WHAT THE TASK REQUIRES |
Reproduce, exactly and in full, the lines from the one with "Give me the D3.js source for this chart." through the one with "gestión con TI');" in the data below; drop pictures.
━━━━━━━━
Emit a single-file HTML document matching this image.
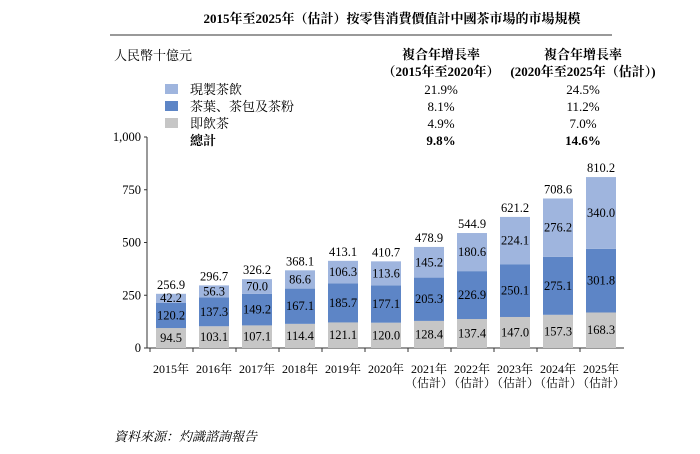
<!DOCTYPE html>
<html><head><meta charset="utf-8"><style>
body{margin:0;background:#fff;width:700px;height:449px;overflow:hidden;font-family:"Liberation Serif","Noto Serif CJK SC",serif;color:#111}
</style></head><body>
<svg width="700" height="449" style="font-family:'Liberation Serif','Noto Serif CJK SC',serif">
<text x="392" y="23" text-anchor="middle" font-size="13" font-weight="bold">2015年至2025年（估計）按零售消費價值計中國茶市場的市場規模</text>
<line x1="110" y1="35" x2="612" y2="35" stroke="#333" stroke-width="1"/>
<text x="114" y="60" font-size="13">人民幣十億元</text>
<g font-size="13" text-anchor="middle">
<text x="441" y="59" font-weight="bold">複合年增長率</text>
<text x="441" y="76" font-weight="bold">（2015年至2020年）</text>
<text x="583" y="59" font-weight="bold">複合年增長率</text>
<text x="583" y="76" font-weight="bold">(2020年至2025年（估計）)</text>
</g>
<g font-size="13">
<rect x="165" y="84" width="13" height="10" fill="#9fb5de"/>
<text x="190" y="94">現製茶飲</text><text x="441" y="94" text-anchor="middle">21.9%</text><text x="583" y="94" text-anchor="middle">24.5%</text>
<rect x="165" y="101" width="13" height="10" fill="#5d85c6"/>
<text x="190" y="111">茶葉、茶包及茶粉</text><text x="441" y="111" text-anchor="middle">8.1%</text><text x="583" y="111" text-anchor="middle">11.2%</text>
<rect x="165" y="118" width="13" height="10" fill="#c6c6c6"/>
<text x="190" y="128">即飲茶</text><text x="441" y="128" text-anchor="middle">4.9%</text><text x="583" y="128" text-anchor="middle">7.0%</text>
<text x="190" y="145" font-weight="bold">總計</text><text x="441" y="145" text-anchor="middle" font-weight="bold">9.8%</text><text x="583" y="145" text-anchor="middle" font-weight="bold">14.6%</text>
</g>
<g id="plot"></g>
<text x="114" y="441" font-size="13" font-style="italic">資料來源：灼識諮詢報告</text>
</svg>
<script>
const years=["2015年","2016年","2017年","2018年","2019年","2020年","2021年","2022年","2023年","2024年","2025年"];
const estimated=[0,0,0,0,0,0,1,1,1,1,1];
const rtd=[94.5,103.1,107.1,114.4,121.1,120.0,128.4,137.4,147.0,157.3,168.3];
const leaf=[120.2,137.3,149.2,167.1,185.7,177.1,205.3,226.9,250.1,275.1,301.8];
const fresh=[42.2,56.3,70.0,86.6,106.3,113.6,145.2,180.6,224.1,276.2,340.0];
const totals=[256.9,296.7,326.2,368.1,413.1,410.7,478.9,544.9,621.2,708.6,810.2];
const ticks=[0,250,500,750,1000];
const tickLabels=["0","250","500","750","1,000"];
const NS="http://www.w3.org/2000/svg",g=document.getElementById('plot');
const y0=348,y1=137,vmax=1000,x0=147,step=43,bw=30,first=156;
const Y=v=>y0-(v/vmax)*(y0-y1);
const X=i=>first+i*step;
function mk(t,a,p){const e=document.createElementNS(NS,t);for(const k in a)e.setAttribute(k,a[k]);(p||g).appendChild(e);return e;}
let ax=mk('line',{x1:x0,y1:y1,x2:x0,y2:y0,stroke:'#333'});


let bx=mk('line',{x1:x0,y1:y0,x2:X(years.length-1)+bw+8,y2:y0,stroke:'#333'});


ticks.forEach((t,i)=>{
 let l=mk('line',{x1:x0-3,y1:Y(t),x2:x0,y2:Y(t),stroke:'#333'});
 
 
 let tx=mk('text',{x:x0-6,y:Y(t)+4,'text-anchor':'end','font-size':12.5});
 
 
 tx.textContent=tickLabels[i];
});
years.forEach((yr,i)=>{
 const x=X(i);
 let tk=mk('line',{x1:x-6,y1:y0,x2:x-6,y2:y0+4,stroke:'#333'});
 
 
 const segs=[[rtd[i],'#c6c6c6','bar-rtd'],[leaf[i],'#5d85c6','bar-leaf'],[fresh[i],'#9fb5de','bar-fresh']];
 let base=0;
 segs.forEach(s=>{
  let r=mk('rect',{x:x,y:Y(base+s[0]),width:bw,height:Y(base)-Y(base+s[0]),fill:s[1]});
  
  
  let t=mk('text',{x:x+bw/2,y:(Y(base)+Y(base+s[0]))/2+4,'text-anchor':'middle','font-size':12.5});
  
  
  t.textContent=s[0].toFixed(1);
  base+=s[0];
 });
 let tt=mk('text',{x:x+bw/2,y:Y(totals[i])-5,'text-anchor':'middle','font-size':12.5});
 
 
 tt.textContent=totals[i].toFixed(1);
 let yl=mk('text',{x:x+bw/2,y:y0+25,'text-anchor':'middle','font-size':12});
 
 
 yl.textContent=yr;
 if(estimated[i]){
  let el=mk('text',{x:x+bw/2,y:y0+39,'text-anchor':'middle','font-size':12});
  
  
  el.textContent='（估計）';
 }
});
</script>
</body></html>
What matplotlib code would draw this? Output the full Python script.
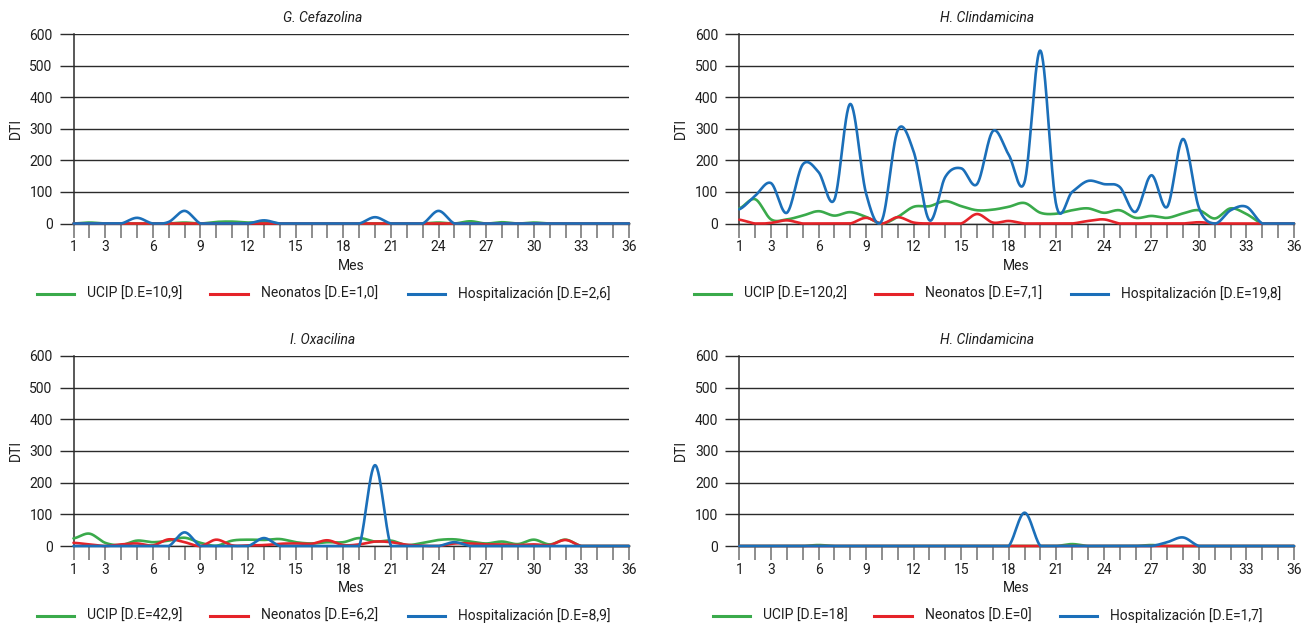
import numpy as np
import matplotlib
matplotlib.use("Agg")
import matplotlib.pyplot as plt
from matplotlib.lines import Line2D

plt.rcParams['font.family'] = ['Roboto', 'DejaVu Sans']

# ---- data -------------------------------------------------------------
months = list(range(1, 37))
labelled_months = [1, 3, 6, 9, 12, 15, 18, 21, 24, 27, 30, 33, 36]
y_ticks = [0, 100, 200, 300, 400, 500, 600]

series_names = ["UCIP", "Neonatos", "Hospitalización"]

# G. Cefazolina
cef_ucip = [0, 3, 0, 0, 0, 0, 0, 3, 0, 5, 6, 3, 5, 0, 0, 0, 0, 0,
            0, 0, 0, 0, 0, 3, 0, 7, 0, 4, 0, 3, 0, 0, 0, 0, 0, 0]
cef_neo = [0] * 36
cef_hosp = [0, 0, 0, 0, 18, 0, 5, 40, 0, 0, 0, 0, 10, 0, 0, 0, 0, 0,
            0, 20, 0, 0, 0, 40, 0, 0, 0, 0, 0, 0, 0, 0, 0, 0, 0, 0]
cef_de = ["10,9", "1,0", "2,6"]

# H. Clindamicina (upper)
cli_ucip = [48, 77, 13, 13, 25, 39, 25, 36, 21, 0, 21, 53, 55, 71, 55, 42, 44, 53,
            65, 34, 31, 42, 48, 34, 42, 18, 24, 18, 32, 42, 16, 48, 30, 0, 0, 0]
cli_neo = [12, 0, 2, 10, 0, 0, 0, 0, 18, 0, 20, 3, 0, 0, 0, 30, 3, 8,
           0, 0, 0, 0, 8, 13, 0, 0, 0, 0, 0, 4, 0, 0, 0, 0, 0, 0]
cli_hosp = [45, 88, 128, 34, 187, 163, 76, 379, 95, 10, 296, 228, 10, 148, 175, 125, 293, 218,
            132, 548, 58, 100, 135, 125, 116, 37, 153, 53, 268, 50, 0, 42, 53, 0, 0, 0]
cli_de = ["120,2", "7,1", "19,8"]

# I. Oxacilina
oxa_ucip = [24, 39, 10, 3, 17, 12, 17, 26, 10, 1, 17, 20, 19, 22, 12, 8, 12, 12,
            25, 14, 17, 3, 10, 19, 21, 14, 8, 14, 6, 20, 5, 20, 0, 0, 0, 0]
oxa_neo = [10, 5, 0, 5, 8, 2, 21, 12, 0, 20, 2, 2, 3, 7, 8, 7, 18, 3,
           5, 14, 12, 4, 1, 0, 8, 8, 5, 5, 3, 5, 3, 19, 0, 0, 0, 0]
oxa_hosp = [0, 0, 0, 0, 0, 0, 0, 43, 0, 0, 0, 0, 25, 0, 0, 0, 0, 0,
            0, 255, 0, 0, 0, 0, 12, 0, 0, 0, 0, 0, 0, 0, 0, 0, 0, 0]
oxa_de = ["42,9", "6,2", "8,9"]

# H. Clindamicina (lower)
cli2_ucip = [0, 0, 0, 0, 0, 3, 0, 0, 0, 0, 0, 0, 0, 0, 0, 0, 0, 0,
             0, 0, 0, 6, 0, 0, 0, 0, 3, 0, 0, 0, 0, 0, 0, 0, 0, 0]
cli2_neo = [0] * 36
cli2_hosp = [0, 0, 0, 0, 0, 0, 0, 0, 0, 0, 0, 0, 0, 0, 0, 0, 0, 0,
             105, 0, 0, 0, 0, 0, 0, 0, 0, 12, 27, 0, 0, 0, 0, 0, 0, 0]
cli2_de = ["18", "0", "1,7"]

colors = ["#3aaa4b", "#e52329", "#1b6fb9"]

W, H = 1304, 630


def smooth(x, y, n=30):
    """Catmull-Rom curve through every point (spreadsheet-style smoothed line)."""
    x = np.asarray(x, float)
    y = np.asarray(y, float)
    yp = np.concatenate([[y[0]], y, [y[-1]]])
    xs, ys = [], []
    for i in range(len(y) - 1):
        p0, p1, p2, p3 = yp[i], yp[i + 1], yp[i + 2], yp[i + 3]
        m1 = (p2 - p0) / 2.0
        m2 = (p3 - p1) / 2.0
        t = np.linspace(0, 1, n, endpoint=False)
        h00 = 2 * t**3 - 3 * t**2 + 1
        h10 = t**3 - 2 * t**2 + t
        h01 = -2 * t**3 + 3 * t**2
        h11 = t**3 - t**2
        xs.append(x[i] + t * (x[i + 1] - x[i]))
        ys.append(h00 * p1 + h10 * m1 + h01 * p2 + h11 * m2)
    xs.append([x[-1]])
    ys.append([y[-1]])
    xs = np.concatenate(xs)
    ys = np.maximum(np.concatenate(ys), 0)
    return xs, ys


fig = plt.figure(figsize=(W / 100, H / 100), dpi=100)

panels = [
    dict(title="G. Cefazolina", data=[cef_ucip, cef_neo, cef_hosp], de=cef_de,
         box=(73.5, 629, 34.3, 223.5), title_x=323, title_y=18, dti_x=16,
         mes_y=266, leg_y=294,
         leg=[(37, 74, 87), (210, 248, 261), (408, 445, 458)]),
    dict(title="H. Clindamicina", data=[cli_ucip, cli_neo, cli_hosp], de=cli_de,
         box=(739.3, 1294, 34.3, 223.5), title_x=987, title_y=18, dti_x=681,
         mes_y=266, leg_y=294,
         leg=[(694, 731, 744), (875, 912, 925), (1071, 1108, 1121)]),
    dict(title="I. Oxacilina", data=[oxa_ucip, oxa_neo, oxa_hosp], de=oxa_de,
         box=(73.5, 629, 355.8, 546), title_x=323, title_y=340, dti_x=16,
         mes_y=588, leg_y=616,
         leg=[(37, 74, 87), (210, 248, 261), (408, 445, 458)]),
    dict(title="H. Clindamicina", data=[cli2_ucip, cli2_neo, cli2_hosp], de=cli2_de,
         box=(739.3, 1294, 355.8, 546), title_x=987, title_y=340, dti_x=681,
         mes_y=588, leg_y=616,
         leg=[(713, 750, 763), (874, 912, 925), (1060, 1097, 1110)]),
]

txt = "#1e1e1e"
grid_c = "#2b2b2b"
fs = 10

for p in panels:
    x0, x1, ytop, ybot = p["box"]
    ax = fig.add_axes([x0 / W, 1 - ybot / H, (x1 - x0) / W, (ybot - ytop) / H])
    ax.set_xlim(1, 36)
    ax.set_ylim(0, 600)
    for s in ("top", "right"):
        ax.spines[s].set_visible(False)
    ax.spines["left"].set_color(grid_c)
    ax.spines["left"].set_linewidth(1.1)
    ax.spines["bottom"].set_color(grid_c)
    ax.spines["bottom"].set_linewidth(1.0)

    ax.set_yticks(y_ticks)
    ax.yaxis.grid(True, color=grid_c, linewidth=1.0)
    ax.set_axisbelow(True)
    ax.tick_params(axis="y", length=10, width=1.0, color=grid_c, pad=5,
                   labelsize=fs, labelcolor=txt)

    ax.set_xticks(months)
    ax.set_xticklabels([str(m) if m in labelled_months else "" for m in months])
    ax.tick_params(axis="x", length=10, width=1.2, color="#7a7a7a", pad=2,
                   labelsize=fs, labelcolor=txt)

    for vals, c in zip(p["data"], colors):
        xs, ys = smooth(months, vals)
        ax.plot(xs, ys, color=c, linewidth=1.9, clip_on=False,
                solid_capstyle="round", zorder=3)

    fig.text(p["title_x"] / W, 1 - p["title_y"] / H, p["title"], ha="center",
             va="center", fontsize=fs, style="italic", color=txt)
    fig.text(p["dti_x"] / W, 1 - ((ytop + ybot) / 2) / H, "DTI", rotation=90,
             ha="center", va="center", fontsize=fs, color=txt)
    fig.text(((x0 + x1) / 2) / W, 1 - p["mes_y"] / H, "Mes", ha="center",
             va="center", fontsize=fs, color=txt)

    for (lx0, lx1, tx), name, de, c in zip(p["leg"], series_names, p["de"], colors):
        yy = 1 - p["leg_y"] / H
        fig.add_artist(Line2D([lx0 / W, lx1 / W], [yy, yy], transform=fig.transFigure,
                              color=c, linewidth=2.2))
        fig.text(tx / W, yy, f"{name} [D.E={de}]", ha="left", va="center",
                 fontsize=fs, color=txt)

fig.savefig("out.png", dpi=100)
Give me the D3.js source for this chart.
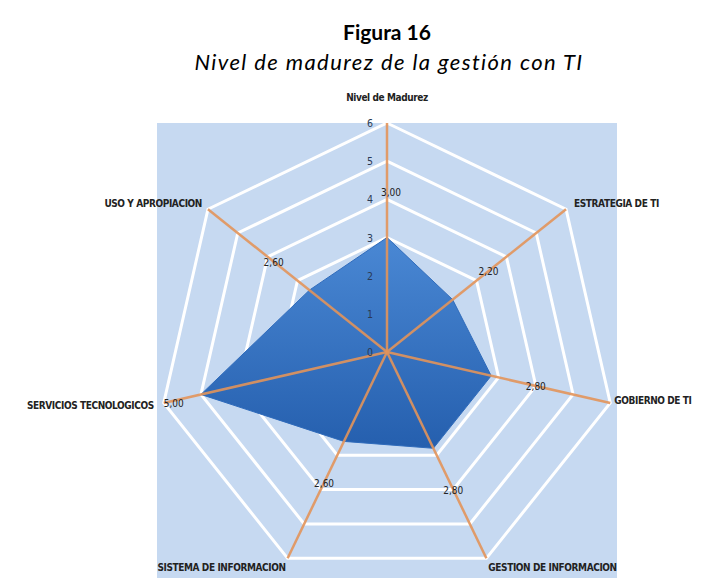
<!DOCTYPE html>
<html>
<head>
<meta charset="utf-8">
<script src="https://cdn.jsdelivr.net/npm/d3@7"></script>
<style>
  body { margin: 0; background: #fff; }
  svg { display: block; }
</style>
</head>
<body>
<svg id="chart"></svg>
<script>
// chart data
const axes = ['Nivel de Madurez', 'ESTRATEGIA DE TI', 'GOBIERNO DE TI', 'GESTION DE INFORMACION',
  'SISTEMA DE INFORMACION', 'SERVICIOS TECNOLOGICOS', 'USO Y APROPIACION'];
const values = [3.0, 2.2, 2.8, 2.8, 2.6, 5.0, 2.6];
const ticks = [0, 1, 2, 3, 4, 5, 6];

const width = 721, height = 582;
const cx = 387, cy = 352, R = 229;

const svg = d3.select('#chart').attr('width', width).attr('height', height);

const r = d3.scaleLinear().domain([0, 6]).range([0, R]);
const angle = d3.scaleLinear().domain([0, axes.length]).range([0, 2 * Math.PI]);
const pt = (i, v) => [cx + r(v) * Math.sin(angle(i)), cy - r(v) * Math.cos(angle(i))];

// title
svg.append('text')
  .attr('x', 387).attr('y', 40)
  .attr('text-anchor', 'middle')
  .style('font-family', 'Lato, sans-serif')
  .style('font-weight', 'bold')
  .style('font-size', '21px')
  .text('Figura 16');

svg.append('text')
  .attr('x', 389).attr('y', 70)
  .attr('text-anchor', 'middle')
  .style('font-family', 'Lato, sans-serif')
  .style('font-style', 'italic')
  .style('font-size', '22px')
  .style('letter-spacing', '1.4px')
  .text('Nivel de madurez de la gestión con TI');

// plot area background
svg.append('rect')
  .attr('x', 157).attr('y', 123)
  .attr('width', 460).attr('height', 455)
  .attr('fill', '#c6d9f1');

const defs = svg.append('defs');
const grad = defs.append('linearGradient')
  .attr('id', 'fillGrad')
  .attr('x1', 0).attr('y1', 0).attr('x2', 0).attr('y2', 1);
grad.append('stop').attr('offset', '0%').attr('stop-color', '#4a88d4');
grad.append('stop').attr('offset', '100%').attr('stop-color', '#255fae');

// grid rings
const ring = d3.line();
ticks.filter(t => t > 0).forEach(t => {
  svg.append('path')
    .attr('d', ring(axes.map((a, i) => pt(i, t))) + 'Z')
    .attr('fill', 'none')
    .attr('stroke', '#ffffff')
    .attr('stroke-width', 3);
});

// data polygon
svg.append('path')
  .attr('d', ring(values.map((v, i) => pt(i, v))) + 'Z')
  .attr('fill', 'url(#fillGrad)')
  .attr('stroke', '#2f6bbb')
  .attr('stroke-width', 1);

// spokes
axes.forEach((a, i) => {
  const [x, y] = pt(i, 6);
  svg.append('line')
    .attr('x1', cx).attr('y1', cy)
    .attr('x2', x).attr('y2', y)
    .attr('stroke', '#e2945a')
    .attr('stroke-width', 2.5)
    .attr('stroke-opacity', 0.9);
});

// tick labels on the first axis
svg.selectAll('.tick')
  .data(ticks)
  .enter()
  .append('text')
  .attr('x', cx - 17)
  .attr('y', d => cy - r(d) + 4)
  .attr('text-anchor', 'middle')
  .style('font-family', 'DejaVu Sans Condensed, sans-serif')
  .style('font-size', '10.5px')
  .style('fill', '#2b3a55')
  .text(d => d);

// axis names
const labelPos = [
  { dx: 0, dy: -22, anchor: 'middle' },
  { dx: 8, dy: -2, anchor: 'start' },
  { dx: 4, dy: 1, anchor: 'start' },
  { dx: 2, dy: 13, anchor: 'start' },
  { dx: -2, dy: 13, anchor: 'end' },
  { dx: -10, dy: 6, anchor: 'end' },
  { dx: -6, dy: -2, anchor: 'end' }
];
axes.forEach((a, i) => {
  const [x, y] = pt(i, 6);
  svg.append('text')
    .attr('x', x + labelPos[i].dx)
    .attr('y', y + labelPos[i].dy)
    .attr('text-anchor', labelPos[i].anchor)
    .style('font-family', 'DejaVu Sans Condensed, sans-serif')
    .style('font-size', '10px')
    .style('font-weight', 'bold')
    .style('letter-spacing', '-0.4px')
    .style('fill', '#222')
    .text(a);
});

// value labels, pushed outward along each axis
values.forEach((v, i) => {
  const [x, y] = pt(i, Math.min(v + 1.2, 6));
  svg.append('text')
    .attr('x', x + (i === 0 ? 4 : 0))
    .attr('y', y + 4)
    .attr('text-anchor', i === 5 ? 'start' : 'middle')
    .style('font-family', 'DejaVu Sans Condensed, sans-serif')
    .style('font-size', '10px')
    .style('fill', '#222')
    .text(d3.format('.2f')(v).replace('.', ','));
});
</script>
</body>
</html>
━━━━━━━━
OUTPUT BELOW |
Give me the D3.js source for this chart.
<!DOCTYPE html>
<html>
<head>
<meta charset="utf-8">
<script src="https://cdn.jsdelivr.net/npm/d3@7"></script>
<style>
  body { margin: 0; background: #fff; }
  svg { display: block; }
</style>
</head>
<body>
<svg id="chart"></svg>
<script>
// chart data
const axes = ['Nivel de Madurez', 'ESTRATEGIA DE TI', 'GOBIERNO DE TI', 'GESTION DE INFORMACION',
  'SISTEMA DE INFORMACION', 'SERVICIOS TECNOLOGICOS', 'USO Y APROPIACION'];
const values = [3.0, 2.2, 2.8, 2.8, 2.6, 5.0, 2.6];
const ticks = [0, 1, 2, 3, 4, 5, 6];

const width = 721, height = 582;
const cx = 387, cy = 352, R = 229;

const svg = d3.select('#chart').attr('width', width).attr('height', height);

const r = d3.scaleLinear().domain([0, 6]).range([0, R]);
const angle = d3.scaleLinear().domain([0, axes.length]).range([0, 2 * Math.PI]);
const pt = (i, v) => [cx + r(v) * Math.sin(angle(i)), cy - r(v) * Math.cos(angle(i))];

// title
svg.append('text')
  .attr('x', 387).attr('y', 40)
  .attr('text-anchor', 'middle')
  .style('font-family', 'Lato, sans-serif')
  .style('font-weight', 'bold')
  .style('font-size', '21px')
  .text('Figura 16');

svg.append('text')
  .attr('x', 389).attr('y', 70)
  .attr('text-anchor', 'middle')
  .style('font-family', 'Lato, sans-serif')
  .style('font-style', 'italic')
  .style('font-size', '22px')
  .style('letter-spacing', '1.4px')
  .text('Nivel de madurez de la gestión con TI');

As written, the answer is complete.